Con(tinuity)1
Posted In Blog,Society
One Man’s Homage to His Beloved Pair of Sneakers
by Jules Bleach
I was born into this world bright red, kicking & screaming. From the loving, caring hands of an elderly Asian lady working three different jobs just to be able to feed her children after a fifteen hour shift. I was one child she would not have to bear the burden of raising. From the moment of my creation, I was taken from my mothers hands and passed down a long line, placed in a crib of sorts & shipped off to another country. After what seemed an eternity of sharing my cabin space with numerous others that looked just like myself (yet came in a vast variety of different shades & sizes like some kind of multicultural gathering), we had arrived at our destination. I had at this stage expected we’d all be headed to the same place, yet upon our arrival some gruff ugly men in horrible bright yellow jackets split us all up. I was once again put in a dark box and carried off to some unknown destination.
[Wit Suicide in Never Grow Up]
Though I’d never needed much sustenance, ironically my box said Handle With Care.I awoke to find myself in some kind of Zoo, on display under bright lights for all to see. Constantly being picked up, tried on, the humans would model themselves with me in front of mirrors, then place me back on my podium. It were a lonely existence spent only with the unfamiliarity of other species parallel to me; some kind of animal with a fur hood and green scaly skin, and a beautiful, yet quiet, Peackockish floral thing. The Summer of 2007 was hot, sticky & lonely. All the other Things had been seen into good homes, yet here I stood. Until he walked in. A lovely, handsome young man with good style & taste with a determined look of hunger in his eyes. We locked eye(lets) over a crowded room of shoppers & without hesitation, he picked me up & took me Home. All I’d ever wanted was someone to pay some attention to me, and the young man took great care of me. Every morning he would take me out of my sleeping box, handle me with soft careful hands, tie me to himself on leashes of sorts, and together we would go exploring the Brave New World.

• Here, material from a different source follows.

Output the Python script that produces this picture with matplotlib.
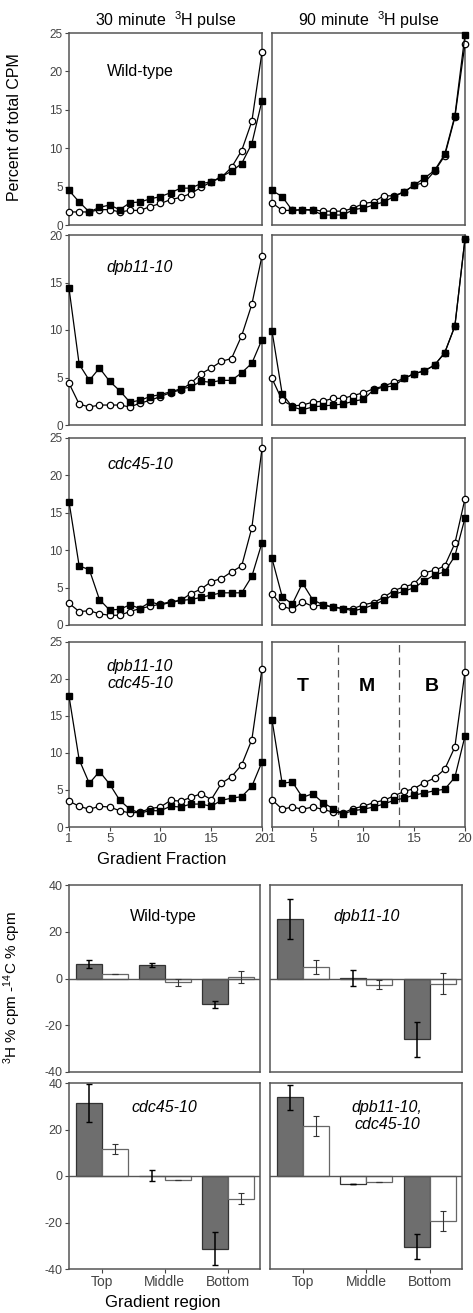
import numpy as np
import matplotlib
matplotlib.use('Agg')
import matplotlib.pyplot as plt

plt.rcParams['font.family'] = ['Liberation Sans', 'DejaVu Sans']
plt.rcParams['mathtext.fontset'] = 'custom'
plt.rcParams['mathtext.rm'] = 'Liberation Sans'
plt.rcParams['mathtext.it'] = 'Liberation Sans:italic'
plt.rcParams['axes.unicode_minus'] = False

fractions = np.arange(1, 21)

# percent of total CPM, filled squares / open circles
wt30_sq = [4.5, 3.0, 1.7, 2.3, 2.6, 2.0, 2.9, 3.0, 3.4, 3.7, 4.2, 4.8, 4.8, 5.4, 5.6, 6.3, 7.0, 8.0, 10.6, 16.2]
wt30_ci = [1.7, 1.7, 1.7, 2.0, 2.0, 1.7, 1.9, 1.9, 2.4, 2.8, 3.3, 3.6, 4.1, 4.9, 5.6, 6.2, 7.5, 9.7, 13.5, 22.5]
wt90_sq = [4.5, 3.7, 1.9, 2.0, 1.9, 1.3, 1.3, 1.3, 2.0, 2.2, 2.6, 3.0, 3.7, 4.3, 5.2, 6.1, 7.1, 9.2, 14.2, 24.8]
wt90_ci = [2.9, 1.9, 1.9, 2.0, 2.0, 1.8, 1.8, 1.8, 2.2, 2.8, 3.0, 3.8, 3.8, 4.3, 5.2, 5.5, 7.0, 9.0, 14.0, 23.6]

dpb30_sq = [14.4, 6.4, 4.7, 6.0, 4.6, 3.6, 2.4, 2.6, 3.0, 3.2, 3.5, 3.8, 4.0, 4.6, 4.5, 4.7, 4.7, 5.5, 6.5, 9.0]
dpb30_ci = [4.4, 2.2, 1.9, 2.1, 2.1, 2.1, 1.9, 2.3, 2.6, 3.0, 3.4, 3.7, 4.4, 5.4, 6.0, 6.7, 7.0, 9.4, 12.7, 17.8]
dpb90_sq = [9.9, 3.3, 1.9, 1.6, 1.9, 2.0, 2.1, 2.2, 2.5, 2.7, 3.7, 4.0, 4.1, 4.9, 5.4, 5.7, 6.3, 7.6, 10.4, 19.6]
dpb90_ci = [4.9, 2.6, 2.0, 2.1, 2.4, 2.5, 2.8, 2.8, 3.1, 3.4, 3.8, 4.1, 4.5, 4.9, 5.4, 5.7, 6.3, 7.6, 10.4, 19.6]

cdc30_sq = [16.5, 7.9, 7.4, 3.4, 2.0, 2.1, 2.7, 2.2, 3.1, 2.7, 3.0, 3.3, 3.4, 3.7, 4.0, 4.3, 4.3, 4.3, 6.5, 11.0]
cdc30_ci = [2.9, 1.8, 1.9, 1.5, 1.3, 1.3, 1.8, 2.2, 2.5, 2.8, 3.1, 3.3, 4.2, 4.8, 5.8, 6.2, 7.1, 7.9, 13.0, 23.6]
cdc90_sq = [8.9, 3.8, 2.8, 5.6, 3.4, 2.7, 2.4, 2.2, 1.9, 2.2, 2.7, 3.3, 4.1, 4.5, 5.0, 5.9, 6.7, 7.1, 9.2, 14.3]
cdc90_ci = [4.2, 2.5, 2.1, 3.1, 2.5, 2.7, 2.4, 2.2, 2.2, 2.7, 3.0, 3.7, 4.6, 5.1, 5.5, 7.0, 7.3, 7.9, 10.9, 16.9]

dc30_sq = [17.7, 9.1, 5.9, 7.5, 5.8, 3.6, 2.4, 1.9, 2.2, 2.2, 2.8, 2.7, 3.1, 3.1, 2.8, 3.6, 3.9, 4.1, 5.5, 8.8]
dc30_ci = [3.5, 2.8, 2.4, 2.8, 2.7, 2.2, 1.9, 2.0, 2.5, 2.7, 3.6, 3.5, 4.0, 4.5, 3.7, 5.9, 6.8, 8.4, 11.8, 21.4]
dc90_sq = [14.5, 5.9, 6.1, 4.0, 4.5, 3.3, 2.5, 1.8, 2.2, 2.4, 2.7, 3.1, 3.6, 3.9, 4.3, 4.6, 4.9, 5.1, 6.7, 12.3]
dc90_ci = [3.7, 2.4, 2.7, 2.4, 2.7, 2.4, 2.0, 1.9, 2.5, 2.8, 3.3, 3.6, 4.2, 4.8, 5.2, 6.0, 6.6, 7.8, 10.8, 21.0]

line_rows = [
    ('Wild-type', 'normal', 25, wt30_sq, wt30_ci, wt90_sq, wt90_ci),
    ('dpb11-10', 'italic', 20, dpb30_sq, dpb30_ci, dpb90_sq, dpb90_ci),
    ('cdc45-10', 'italic', 25, cdc30_sq, cdc30_ci, cdc90_sq, cdc90_ci),
    ('dpb11-10\ncdc45-10', 'italic', 25, dc30_sq, dc30_ci, dc90_sq, dc90_ci),
]
label_pos = [(8, 20.0), (8, 16.6), (8, 21.4), (8, 20.5)]

# 3H % cpm - 14C % cpm, by gradient region
regions = ['Top', 'Middle', 'Bottom']
bar_panels = ['Wild-type', 'dpb11-10', 'cdc45-10', 'dpb11-10,\ncdc45-10']
dark_vals = [[6.3, 5.8, -11.0], [25.6, 0.3, -25.9], [31.4, 0.2, -31.2], [33.8, -3.3, -30.4]]
dark_err = [[1.8, 1.0, 1.5], [8.5, 3.5, 7.5], [8.0, 2.3, 7.0], [5.3, 0.0, 5.5]]
white_vals = [[2.0, -1.7, 0.5], [4.9, -2.6, -2.3], [11.6, -1.9, -9.7], [21.3, -2.6, -19.3]]
white_err = [[0.0, 1.7, 2.5], [3.0, 1.9, 4.5], [2.2, 0.0, 2.5], [4.3, 0.0, 4.4]]

W, H = 473, 1313
fig = plt.figure(figsize=(W / 100, H / 100), dpi=100)
fig.patch.set_facecolor('white')

def add_ax(x0, x1, y0, y1):
    return fig.add_axes([x0 / W, 1 - y1 / H, (x1 - x0) / W, (y1 - y0) / H])

spine_col = '#555555'
tick_col = '#444444'

def style(ax):
    for s in ax.spines.values():
        s.set_color(spine_col)
        s.set_linewidth(1.1)
    ax.tick_params(colors=tick_col, labelsize=8.5, length=3, width=0.8, direction='out', pad=1.5)

row_px = [(33, 225), (235, 425), (438, 625), (642, 827)]
col_px = [(69, 262), (272, 465)]

for r, (name, fstyle, ymax, s30, c30, s90, c90) in enumerate(line_rows):
    for c, (sq, ci) in enumerate([(s30, c30), (s90, c90)]):
        ax = add_ax(col_px[c][0], col_px[c][1], row_px[r][0], row_px[r][1])
        style(ax)
        ax.plot(fractions, ci, '-o', color='black', lw=0.9, ms=4.6,
                mfc='white', mec='black', mew=0.9, clip_on=False, zorder=3)
        ax.plot(fractions, sq, '-s', color='black', lw=0.9, ms=5,
                mfc='black', mec='black', clip_on=False, zorder=4)
        ax.set_xlim(1, 20)
        ax.set_ylim(0, ymax)
        ax.set_yticks(np.arange(0, ymax + 1, 5))
        if c == 0:
            ax.set_yticklabels([str(v) for v in range(0, ymax + 1, 5)])
            ax.text(label_pos[r][0], label_pos[r][1], name, ha='center', va='center',
                    fontsize=11.5, style=fstyle, linespacing=1.15)
        else:
            ax.tick_params(axis='y', left=False, labelleft=False)
        if r == 3:
            ax.set_xticks([1, 5, 10, 15, 20])
            ax.tick_params(axis='x', labelsize=9.5)
        else:
            ax.set_xticks([])
        if r == 3 and c == 1:
            for xv in (7.5, 13.5):
                ax.axvline(xv, color='#555555', lw=0.9, ls=(0, (6, 4)))
            for xv, lab in zip((4.0, 10.3, 16.7), ('T', 'M', 'B')):
                ax.text(xv, 19, lab, ha='center', va='center', fontsize=14, fontweight='bold')

fig.text(col_px[0][0] / W + (193 / W) / 2, 1 - 20 / H, '30 minute  $^3$H pulse',
         ha='center', va='center', fontsize=11.5)
fig.text(col_px[1][0] / W + (193 / W) / 2, 1 - 20 / H, '90 minute  $^3$H pulse',
         ha='center', va='center', fontsize=11.5)
fig.text(15 / W, 1 - 127 / H, 'Percent of total CPM', rotation=90,
         ha='center', va='center', fontsize=11.5)
fig.text(162 / W, 1 - 859 / H, 'Gradient Fraction', ha='center', va='center', fontsize=12)

bar_row_px = [(885, 1072), (1083, 1269)]
bar_col_px = [(69, 260), (270, 462)]
bar_label_pos = [(0.97, 26.6), (1.0, 26.6), (1.0, 29.6), (1.33, 25.7)]
x = np.arange(len(regions))
bw = 0.41

for i, panel in enumerate(bar_panels):
    r, c = divmod(i, 2)
    ax = add_ax(bar_col_px[c][0], bar_col_px[c][1], bar_row_px[r][0], bar_row_px[r][1])
    style(ax)
    dark_face = ['#6e6e6e' if not (i == 3 and j == 1) else 'white' for j in range(3)]
    ax.bar(x - bw / 2, dark_vals[i], bw, color=dark_face, edgecolor='#333333', lw=0.9, zorder=2)
    ax.bar(x + bw / 2, white_vals[i], bw, color='white', edgecolor='#666666', lw=0.9, zorder=2)
    ax.errorbar(x - bw / 2, dark_vals[i], yerr=dark_err[i], fmt='none', ecolor='black',
                elinewidth=1.1, capsize=2.5, capthick=1.0, zorder=3)
    ax.errorbar(x + bw / 2, white_vals[i], yerr=white_err[i], fmt='none', ecolor='#333333',
                elinewidth=0.8, capsize=2.5, capthick=0.8, zorder=3)
    ax.axhline(0, color='#555555', lw=1.0, zorder=2.5)
    ax.set_xlim(-0.52, 2.51)
    ax.set_ylim(-40, 40)
    ax.set_yticks([-40, -20, 0, 20, 40])
    ax.tick_params(axis='y', labelsize=9)
    if c == 1:
        ax.tick_params(axis='y', left=False, labelleft=False)
    ax.set_xticks(x)
    if r == 1:
        ax.set_xticklabels(regions, fontsize=10)
    else:
        ax.set_xticklabels([])
        ax.tick_params(axis='x', bottom=False)
    fst = 'normal' if panel == 'Wild-type' else 'italic'
    ax.text(bar_label_pos[i][0], bar_label_pos[i][1], panel, ha='center', va='center',
            fontsize=11.5, style=fst, linespacing=1.15)

fig.text(12 / W, 1 - 988 / H, '$^3$H % cpm -$^{14}$C % cpm', rotation=90,
         ha='center', va='center', fontsize=11)
fig.text(163 / W, 1 - 1302 / H, 'Gradient region', ha='center', va='center', fontsize=12)

fig.savefig('out.png', dpi=100, facecolor='white')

One morning, the Young Man broke the news to me that we would be going on an international adventure! Together over the Summer of 2007 we walked the woods & worn paths of London, visiting family & friends who would often compliment us on what a great couple we made. We visited the cathedrals of Paris and under the evening lights of Montmarte discussed previous relationships. The Young Man admitted to having a preference for my kind, but that he had treated previous lovers terribly in the past & had laid them to waste, discarding them without a trace of thought once he had felt they had become too old or stale for him. He assured me I was different, that there had never been another quite like me. How was that true when I’d seen others just like me all around!? I felt akin to some airhead blonde, some kind of trophy prize to simply show off and that only provided aesthetic value. The Young Man explained that to me, I was not only a beautiful object, but provided a practical purpose and that he wished to spend the rest of his life with me. Little did he know that we come with a built in obsolescence.
Upon returning from Europe, he took a lover. I could tell immediately they were not right for eachother, and obviously were not a great fan of this newfound situation, but what could I possibly say!? Unexpectedly he still attended to me every single day, and eventually we found a peaceful co-habitance, the three of us. There were times when the Young Man’s lover wished to take him out to a high class restaurant but felt it would I would be out of place with them, and would ‘just not fit in’.The stubborn young man remained passionately steadfast in his decision to stay by my side, and as a result the relationship with his lover eventually degraded. She apparently claimed to not understand the foolhardy commitment and dedication one would display to ‘something’ like myself. Of course this did not affect me, I knew him & I would always be together, our love shown strong through thousands of photographs together.So as I sit here writing this in the Winter of 2010, reflecting on all the times we have spent together, I find myself slowly but surely degrading. I think my partner is in denial of the toils of time, and flatteringly still sees me through fresh, young, bright eyes. But the facts stand. I have lost my firm grip, my skin is tearing apart at the seams, my pallor is fading, I do not have long left. But I rest happy in the knowledge that my partner will never stop loving me, until the day I fall to pieces by his side.